--- START OF Exercise inputs ---

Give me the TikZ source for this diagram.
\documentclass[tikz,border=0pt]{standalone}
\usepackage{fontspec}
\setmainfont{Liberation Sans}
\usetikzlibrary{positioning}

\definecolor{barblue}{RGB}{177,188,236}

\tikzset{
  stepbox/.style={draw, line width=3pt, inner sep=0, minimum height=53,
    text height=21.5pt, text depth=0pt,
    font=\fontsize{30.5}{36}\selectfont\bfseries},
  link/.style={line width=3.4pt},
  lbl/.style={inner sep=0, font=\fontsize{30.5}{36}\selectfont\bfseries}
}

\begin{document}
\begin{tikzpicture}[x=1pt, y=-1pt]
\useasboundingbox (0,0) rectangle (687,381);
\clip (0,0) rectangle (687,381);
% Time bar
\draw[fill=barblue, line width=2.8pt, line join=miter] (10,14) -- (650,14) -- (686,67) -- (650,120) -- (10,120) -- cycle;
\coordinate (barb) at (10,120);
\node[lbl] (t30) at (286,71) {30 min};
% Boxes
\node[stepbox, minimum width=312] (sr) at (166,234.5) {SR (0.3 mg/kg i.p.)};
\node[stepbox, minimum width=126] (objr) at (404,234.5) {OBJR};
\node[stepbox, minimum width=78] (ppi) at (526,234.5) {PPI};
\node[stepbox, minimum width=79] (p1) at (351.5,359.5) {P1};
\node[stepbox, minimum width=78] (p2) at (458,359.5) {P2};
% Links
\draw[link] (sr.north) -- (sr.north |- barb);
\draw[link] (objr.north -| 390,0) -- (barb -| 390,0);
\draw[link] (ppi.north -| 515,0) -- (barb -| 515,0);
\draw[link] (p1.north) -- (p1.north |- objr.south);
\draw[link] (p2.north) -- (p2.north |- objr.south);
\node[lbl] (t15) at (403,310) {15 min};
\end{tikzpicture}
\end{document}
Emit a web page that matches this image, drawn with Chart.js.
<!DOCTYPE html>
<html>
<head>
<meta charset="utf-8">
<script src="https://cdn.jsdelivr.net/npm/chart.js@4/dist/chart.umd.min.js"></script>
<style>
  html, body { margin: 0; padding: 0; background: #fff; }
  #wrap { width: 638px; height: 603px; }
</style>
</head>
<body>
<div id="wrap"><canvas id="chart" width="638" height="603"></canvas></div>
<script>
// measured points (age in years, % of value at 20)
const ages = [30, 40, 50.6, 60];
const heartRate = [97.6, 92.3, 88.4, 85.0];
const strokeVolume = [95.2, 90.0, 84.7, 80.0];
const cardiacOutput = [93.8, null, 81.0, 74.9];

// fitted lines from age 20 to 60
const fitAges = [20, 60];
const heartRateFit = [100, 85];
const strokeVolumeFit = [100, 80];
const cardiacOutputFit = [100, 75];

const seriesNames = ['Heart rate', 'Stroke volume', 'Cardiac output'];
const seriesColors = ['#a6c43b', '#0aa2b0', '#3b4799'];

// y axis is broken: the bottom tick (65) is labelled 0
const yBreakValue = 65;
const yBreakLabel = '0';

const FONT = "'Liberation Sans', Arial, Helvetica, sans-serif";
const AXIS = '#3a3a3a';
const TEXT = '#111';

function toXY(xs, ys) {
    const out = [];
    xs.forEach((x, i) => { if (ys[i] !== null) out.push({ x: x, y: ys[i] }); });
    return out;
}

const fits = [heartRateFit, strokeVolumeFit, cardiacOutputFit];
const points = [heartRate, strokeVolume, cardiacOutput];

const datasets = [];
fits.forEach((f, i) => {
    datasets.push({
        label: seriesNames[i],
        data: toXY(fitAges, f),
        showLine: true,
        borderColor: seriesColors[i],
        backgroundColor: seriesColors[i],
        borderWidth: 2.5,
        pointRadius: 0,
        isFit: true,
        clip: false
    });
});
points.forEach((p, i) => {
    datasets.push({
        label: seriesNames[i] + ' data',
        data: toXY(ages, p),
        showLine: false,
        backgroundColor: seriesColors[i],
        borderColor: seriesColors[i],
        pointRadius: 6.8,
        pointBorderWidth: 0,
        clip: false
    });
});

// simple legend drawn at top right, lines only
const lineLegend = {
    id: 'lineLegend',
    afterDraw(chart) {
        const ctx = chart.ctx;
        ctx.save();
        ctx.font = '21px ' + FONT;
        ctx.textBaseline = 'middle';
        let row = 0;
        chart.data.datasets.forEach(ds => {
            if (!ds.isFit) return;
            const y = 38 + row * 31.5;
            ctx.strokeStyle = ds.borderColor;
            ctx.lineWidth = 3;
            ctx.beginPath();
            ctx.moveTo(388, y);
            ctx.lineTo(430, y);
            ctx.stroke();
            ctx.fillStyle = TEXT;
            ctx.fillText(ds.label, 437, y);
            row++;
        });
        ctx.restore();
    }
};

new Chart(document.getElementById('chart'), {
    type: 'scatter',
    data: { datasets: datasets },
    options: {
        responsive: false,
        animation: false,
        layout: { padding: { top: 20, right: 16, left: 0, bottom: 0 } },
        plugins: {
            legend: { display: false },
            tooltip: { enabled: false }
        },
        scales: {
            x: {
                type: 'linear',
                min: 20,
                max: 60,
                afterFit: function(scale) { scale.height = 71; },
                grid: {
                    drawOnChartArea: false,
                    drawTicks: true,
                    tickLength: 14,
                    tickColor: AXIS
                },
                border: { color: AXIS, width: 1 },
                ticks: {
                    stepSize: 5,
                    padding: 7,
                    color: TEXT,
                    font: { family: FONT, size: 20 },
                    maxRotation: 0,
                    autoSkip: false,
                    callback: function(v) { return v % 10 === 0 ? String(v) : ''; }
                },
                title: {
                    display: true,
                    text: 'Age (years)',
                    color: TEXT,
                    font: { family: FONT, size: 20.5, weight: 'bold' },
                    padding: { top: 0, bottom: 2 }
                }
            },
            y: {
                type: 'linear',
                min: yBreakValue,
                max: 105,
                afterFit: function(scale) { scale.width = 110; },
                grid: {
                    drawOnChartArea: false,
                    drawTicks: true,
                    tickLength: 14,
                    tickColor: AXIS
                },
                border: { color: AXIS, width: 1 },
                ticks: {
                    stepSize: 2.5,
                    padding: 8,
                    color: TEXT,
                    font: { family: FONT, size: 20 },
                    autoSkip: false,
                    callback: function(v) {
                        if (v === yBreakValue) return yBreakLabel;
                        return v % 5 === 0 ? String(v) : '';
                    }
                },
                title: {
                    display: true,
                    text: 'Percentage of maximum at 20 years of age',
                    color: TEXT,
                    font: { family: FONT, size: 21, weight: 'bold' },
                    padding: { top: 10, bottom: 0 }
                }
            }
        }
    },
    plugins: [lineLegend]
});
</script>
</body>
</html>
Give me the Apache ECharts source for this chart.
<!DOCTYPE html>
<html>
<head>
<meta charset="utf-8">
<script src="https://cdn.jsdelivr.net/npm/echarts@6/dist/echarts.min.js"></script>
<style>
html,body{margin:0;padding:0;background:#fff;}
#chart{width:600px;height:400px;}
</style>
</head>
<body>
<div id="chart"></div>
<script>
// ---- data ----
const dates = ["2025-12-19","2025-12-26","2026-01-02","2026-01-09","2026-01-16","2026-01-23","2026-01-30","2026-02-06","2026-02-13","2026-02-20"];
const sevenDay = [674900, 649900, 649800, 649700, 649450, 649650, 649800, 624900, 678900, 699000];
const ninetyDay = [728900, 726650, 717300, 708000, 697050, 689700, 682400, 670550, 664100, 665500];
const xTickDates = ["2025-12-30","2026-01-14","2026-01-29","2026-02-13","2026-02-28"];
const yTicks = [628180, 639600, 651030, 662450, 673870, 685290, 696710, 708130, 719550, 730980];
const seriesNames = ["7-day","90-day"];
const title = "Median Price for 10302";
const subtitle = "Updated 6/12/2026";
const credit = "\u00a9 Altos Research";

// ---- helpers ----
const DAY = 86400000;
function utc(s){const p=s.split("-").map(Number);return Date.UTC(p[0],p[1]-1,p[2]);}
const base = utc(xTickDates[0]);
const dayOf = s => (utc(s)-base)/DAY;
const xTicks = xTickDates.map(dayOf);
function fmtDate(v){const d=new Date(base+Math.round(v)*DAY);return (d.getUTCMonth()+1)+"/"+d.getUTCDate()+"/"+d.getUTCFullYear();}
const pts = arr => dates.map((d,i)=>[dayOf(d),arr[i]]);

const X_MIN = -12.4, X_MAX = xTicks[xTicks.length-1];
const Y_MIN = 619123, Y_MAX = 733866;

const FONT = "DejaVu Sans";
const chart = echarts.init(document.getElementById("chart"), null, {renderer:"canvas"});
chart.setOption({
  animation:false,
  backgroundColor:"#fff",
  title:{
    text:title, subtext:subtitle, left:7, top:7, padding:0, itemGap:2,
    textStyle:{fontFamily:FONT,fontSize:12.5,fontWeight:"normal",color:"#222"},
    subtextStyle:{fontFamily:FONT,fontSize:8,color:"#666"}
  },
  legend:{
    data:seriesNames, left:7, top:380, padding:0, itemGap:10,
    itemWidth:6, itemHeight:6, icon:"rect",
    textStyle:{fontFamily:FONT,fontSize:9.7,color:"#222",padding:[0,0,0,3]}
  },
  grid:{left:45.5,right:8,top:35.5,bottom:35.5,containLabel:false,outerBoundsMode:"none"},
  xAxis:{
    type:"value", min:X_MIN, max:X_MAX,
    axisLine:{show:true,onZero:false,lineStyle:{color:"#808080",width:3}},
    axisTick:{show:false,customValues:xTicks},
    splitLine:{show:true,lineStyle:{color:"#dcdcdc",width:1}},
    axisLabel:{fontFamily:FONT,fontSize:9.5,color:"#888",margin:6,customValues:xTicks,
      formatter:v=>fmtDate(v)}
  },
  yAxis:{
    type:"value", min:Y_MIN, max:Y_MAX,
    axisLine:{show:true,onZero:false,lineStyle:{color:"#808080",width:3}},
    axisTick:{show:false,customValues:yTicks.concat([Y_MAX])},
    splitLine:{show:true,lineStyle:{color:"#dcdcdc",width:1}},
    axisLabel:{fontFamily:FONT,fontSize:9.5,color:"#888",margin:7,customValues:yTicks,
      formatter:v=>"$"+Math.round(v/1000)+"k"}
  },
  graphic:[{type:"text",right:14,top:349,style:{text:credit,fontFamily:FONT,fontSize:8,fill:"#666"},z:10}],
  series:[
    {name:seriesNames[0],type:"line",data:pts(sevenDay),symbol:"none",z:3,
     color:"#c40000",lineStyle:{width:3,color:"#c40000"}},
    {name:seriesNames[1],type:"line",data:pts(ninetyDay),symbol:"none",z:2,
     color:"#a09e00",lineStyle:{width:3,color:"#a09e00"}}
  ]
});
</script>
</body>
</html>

--- END OF Exercise inputs ---

Challenge
Return exactly the lines that run from the top of the listing above to the line containing "const cardiacOutputFit = [100, 75];", please, keeping both end lines and leaving out everything else.

Exercise result
Give me the TikZ source for this diagram.
\documentclass[tikz,border=0pt]{standalone}
\usepackage{fontspec}
\setmainfont{Liberation Sans}
\usetikzlibrary{positioning}

\definecolor{barblue}{RGB}{177,188,236}

\tikzset{
  stepbox/.style={draw, line width=3pt, inner sep=0, minimum height=53,
    text height=21.5pt, text depth=0pt,
    font=\fontsize{30.5}{36}\selectfont\bfseries},
  link/.style={line width=3.4pt},
  lbl/.style={inner sep=0, font=\fontsize{30.5}{36}\selectfont\bfseries}
}

\begin{document}
\begin{tikzpicture}[x=1pt, y=-1pt]
\useasboundingbox (0,0) rectangle (687,381);
\clip (0,0) rectangle (687,381);
% Time bar
\draw[fill=barblue, line width=2.8pt, line join=miter] (10,14) -- (650,14) -- (686,67) -- (650,120) -- (10,120) -- cycle;
\coordinate (barb) at (10,120);
\node[lbl] (t30) at (286,71) {30 min};
% Boxes
\node[stepbox, minimum width=312] (sr) at (166,234.5) {SR (0.3 mg/kg i.p.)};
\node[stepbox, minimum width=126] (objr) at (404,234.5) {OBJR};
\node[stepbox, minimum width=78] (ppi) at (526,234.5) {PPI};
\node[stepbox, minimum width=79] (p1) at (351.5,359.5) {P1};
\node[stepbox, minimum width=78] (p2) at (458,359.5) {P2};
% Links
\draw[link] (sr.north) -- (sr.north |- barb);
\draw[link] (objr.north -| 390,0) -- (barb -| 390,0);
\draw[link] (ppi.north -| 515,0) -- (barb -| 515,0);
\draw[link] (p1.north) -- (p1.north |- objr.south);
\draw[link] (p2.north) -- (p2.north |- objr.south);
\node[lbl] (t15) at (403,310) {15 min};
\end{tikzpicture}
\end{document}
Emit a web page that matches this image, drawn with Chart.js.
<!DOCTYPE html>
<html>
<head>
<meta charset="utf-8">
<script src="https://cdn.jsdelivr.net/npm/chart.js@4/dist/chart.umd.min.js"></script>
<style>
  html, body { margin: 0; padding: 0; background: #fff; }
  #wrap { width: 638px; height: 603px; }
</style>
</head>
<body>
<div id="wrap"><canvas id="chart" width="638" height="603"></canvas></div>
<script>
// measured points (age in years, % of value at 20)
const ages = [30, 40, 50.6, 60];
const heartRate = [97.6, 92.3, 88.4, 85.0];
const strokeVolume = [95.2, 90.0, 84.7, 80.0];
const cardiacOutput = [93.8, null, 81.0, 74.9];

// fitted lines from age 20 to 60
const fitAges = [20, 60];
const heartRateFit = [100, 85];
const strokeVolumeFit = [100, 80];
const cardiacOutputFit = [100, 75];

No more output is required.